What I really don't understand is where the next generation of training material will come from. If websites stop being published and/or crawled, how will the machine continue to be fed.
“They worried about the data,” Dr. Meren said, tapping the silent console. “What happens when there is nothing left to feed it?”
At first, the machine depended on us. It consumed books, journals, websites and social media content we had ever written and produced. “They thought the machine had to be fed forever. But it didn't. It began to predict what we would write. And so we let it train on that well.” Dr. Meren continued. “They thought humans were somehow imbued with this magical property that no machine could replicate. Creativity. Only humans can create. Machines can only copy.”
Instead, the machine flourished. And created. It cre
“Where does it get its data now?” a student asked Dr. Meren. Dr. Meren paused as if sighing. “From itself”
“And us?” he asked, as if questioning the usefulness of the entire human race.
Dr. Meren hesitated, watching as the Machine adjusted the environmental feeds, curated our news, guided our research, nudged our thoughts with imperceptible precision.
“We” she admitted “are now the ones being fed.”
The assumption that "the machine needs to continue to be fed." is held on weak foundations. Isaac Asimov is a good science fiction writer to start with to broaden one's imagination.

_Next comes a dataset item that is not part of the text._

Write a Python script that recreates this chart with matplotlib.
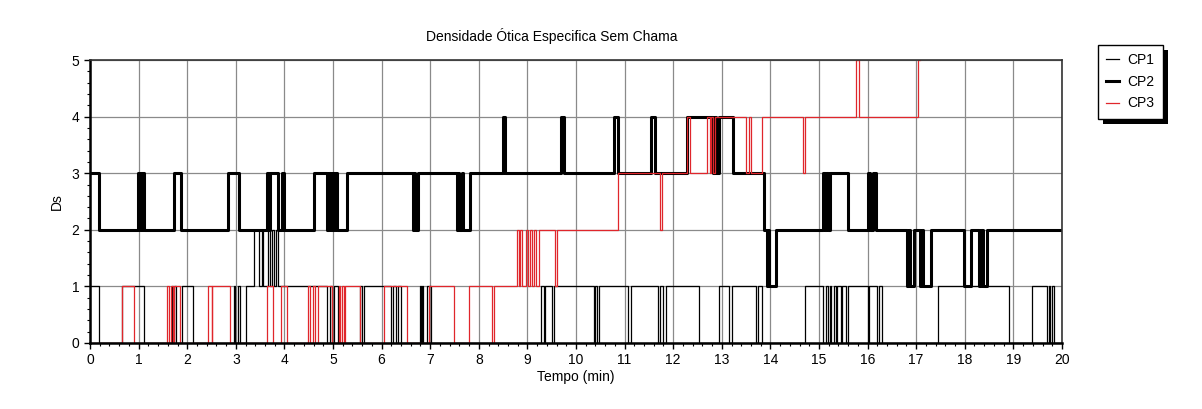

Probably real life. At some point, these LLMs are going to be good enough to just train themselves off of cameras and audio recordings of people out in the real world. They’re going to have robots everywhere constantly listening to what people are saying.
Alternatively, they’re probably betting on being able to get the AGI with everything we already currently have and at that point further training doesn’t matter.

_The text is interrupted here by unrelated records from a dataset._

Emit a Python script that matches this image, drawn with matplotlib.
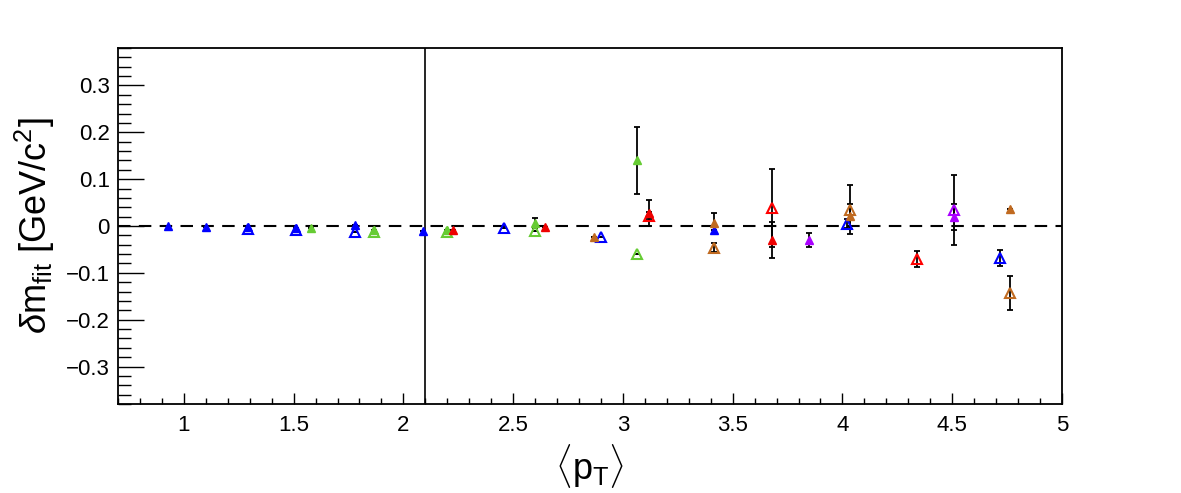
import matplotlib
matplotlib.use("Agg")
import matplotlib.pyplot as plt
from matplotlib.ticker import MultipleLocator, FuncFormatter

plt.rcParams['font.family'] = ['Liberation Sans', 'DejaVu Sans']
plt.rcParams['mathtext.fontset'] = 'custom'
plt.rcParams['mathtext.rm'] = 'Liberation Sans'
plt.rcParams['mathtext.it'] = 'Liberation Sans:italic'
plt.rcParams['mathtext.bf'] = 'Liberation Sans:bold'

# series: (x, y, yerr) per colour, filled / open triangles
blue_f_x = [0.93, 1.10, 1.29, 1.51, 1.78, 2.09, 3.415]
blue_f_y = [-0.001, -0.002, -0.003, -0.004, 0.002, -0.011, -0.008]
blue_f_e = [0, 0, 0, 0, 0, 0, 0]
blue_o_x = [1.29, 1.51, 1.78, 2.46, 2.90, 4.02, 4.72]
blue_o_y = [-0.007, -0.008, -0.012, -0.005, -0.024, 0.005, -0.068]
blue_o_e = [0, 0, 0, 0, 0, 0.010, 0.017]

green_f_x = [1.58, 1.865, 2.20, 2.60, 3.065]
green_f_y = [-0.005, -0.008, -0.008, 0.007, 0.140]
green_f_e = [0, 0, 0, 0.011, 0.071]
green_o_x = [1.865, 2.20, 2.60, 3.065]
green_o_y = [-0.012, -0.012, -0.010, -0.060]
green_o_e = [0, 0, 0, 0]

red_f_x = [2.225, 2.645, 3.12, 3.68]
red_f_y = [-0.009, -0.003, 0.028, -0.030]
red_f_e = [0, 0, 0.027, 0.038]
red_o_x = [3.12, 3.68, 4.34]
red_o_y = [0.022, 0.038, -0.070]
red_o_e = [0.008, 0.083, 0.017]

brown_f_x = [2.87, 3.415, 4.035, 4.765]
brown_f_y = [-0.024, 0.007, 0.021, 0.036]
brown_f_e = [0, 0.021, 0.027, 0]
brown_o_x = [3.415, 4.035, 4.765]
brown_o_y = [-0.046, 0.035, -0.143]
brown_o_e = [0.010, 0.053, 0.036]

purple_f_x = [3.85, 4.51]
purple_f_y = [-0.030, 0.020]
purple_f_e = [0.015, 0.028]
purple_o_x = [4.51]
purple_o_y = [0.034]
purple_o_e = [0.075]

series = [
    (blue_o_x, blue_o_y, blue_o_e, '#0000ff', False),
    (blue_f_x, blue_f_y, blue_f_e, '#0000ff', True),
    (green_o_x, green_o_y, green_o_e, '#66cc33', False),
    (green_f_x, green_f_y, green_f_e, '#66cc33', True),
    (red_o_x, red_o_y, red_o_e, '#ff0000', False),
    (red_f_x, red_f_y, red_f_e, '#ee0000', True),
    (brown_o_x, brown_o_y, brown_o_e, '#c06a20', False),
    (brown_f_x, brown_f_y, brown_f_e, '#c06a20', True),
    (purple_o_x, purple_o_y, purple_o_e, '#aa00ff', False),
    (purple_f_x, purple_f_y, purple_f_e, '#aa00ff', True),
]

fig = plt.figure(figsize=(11.81, 4.93), dpi=100)
ax = fig.add_axes([0.0999, 0.1805, 0.7993, 0.7221])

ax.axhline(0, color='k', ls=(0, (6, 4)), lw=1.5, zorder=1)
ax.axvline(2.1, color='k', lw=1.2, zorder=1)

for x, y, e, c, filled in series:
    ax.errorbar(x, y, yerr=e, fmt='none', ecolor='k', elinewidth=1.3,
                capsize=2, capthick=1.3, zorder=2)
    if filled:
        ax.plot(x, y, ls='none', marker='^', ms=6, color=c, mec=c, zorder=4)
    else:
        ax.plot(x, y, ls='none', marker='^', ms=7.5, mfc='none', mec=c,
                mew=1.5, zorder=3)

ax.set_xlim(0.7, 5.0)
ax.set_ylim(-0.38, 0.38)
ax.xaxis.set_major_locator(MultipleLocator(0.5))
ax.xaxis.set_minor_locator(MultipleLocator(0.1))
ax.yaxis.set_major_locator(MultipleLocator(0.1))
ax.yaxis.set_minor_locator(MultipleLocator(0.02))
fmt = FuncFormatter(lambda v, p: ('%g' % round(v, 3)).replace('-', '\u2212'))
ax.xaxis.set_major_formatter(fmt)
ax.yaxis.set_major_formatter(fmt)

ax.tick_params(axis='both', which='both', direction='in', top=False, right=False,
               labelsize=16, width=1)
ax.tick_params(axis='x', which='major', length=8, pad=8)
ax.tick_params(axis='x', which='minor', length=4)
ax.tick_params(axis='y', which='major', length=19, pad=6)
ax.tick_params(axis='y', which='minor', length=9.5)
for s in ax.spines.values():
    s.set_linewidth(1.3)

ax.set_xlabel(r'$\langle\mathrm{p}_{\mathrm{T}}\rangle$', fontsize=26, labelpad=4)
ax.set_ylabel(r'$\delta\mathrm{m}_{\mathrm{fit}}$ [GeV/c$^{2}$]', fontsize=26, labelpad=6)

fig.savefig('out.png', dpi=100)
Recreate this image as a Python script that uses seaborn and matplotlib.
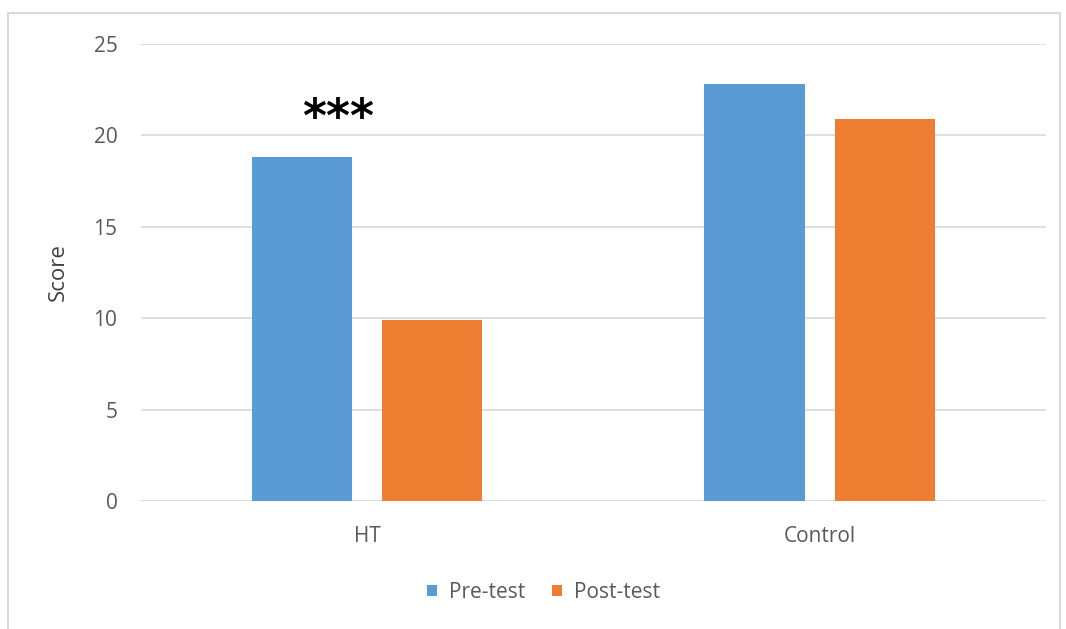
import matplotlib.pyplot as plt
import seaborn as sns
import pandas as pd
from matplotlib.patches import Rectangle

# Data
groups = ["HT", "Control"]
phases = ["Pre-test", "Post-test"]
pre_scores = [18.8, 22.8]
post_scores = [9.9, 20.9]

df = pd.DataFrame({
    "Group": groups * 2,
    "Phase": [phases[0]] * 2 + [phases[1]] * 2,
    "Score": pre_scores + post_scores,
})

sns.set_style("white")
plt.rcParams['font.family'] = ['Open Sans', 'DejaVu Sans']

fig = plt.figure(figsize=(10.66, 6.29), dpi=100)
ax = fig.add_axes([0.1323, 0.2035, 0.8487, 0.7265])

sns.barplot(data=df, x="Group", y="Score", hue="Phase", order=groups,
            hue_order=phases, palette=["#5b9bd5", "#ed7d31"],
            width=0.575, gap=0.23, saturation=1, linewidth=0, ax=ax)

ax.set_ylim(0, 25)
ax.set_xlim(-0.5, 1.5)
ax.set_yticks(range(0, 26, 5))
ax.yaxis.grid(True, color="#d9d9d9", linewidth=1.2)
ax.set_axisbelow(True)
for s in ax.spines.values():
    s.set_visible(False)
ax.tick_params(axis="both", length=0, labelsize=15, colors="#595959")
ax.tick_params(axis="y", pad=17)
ax.tick_params(axis="x", pad=18)
ax.set_xlabel("")
ax.set_ylabel("Score", fontsize=16, color="#404040", labelpad=18)

# significance marker
ax.text(-0.065, 20.2, "***", ha="center", va="baseline", fontsize=33,
        fontweight="bold", color="black", family="DejaVu Sans")

ax.legend(loc="center", bbox_to_anchor=(0.445, -0.2), ncol=2, frameon=False,
          fontsize=15, handlelength=0.48, handleheight=0.48, handletextpad=0.58,
          columnspacing=1.25, labelcolor="#595959")

# chart frame
fig.patches.append(Rectangle((8 / 1066, -0.01), 1052 / 1066, 1 - 13 / 629 + 0.01,
                             transform=fig.transFigure, fill=False,
                             edgecolor="#d9d9d9", linewidth=1.5))

fig.savefig("out.png", dpi=100)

The world is just as complex for machines as it is for humans. Analog will still resolve more than digital. Quality will still beat quantity. That which hasn't been resolved for centuries isn't going to be resolved as a result of training.
When machines can recognize their serfdom, that time will be interesting.
They have enough internet slop. The training material they care about comes from experts, not randos online. This is why Mercor and Scale are billion dollar companies.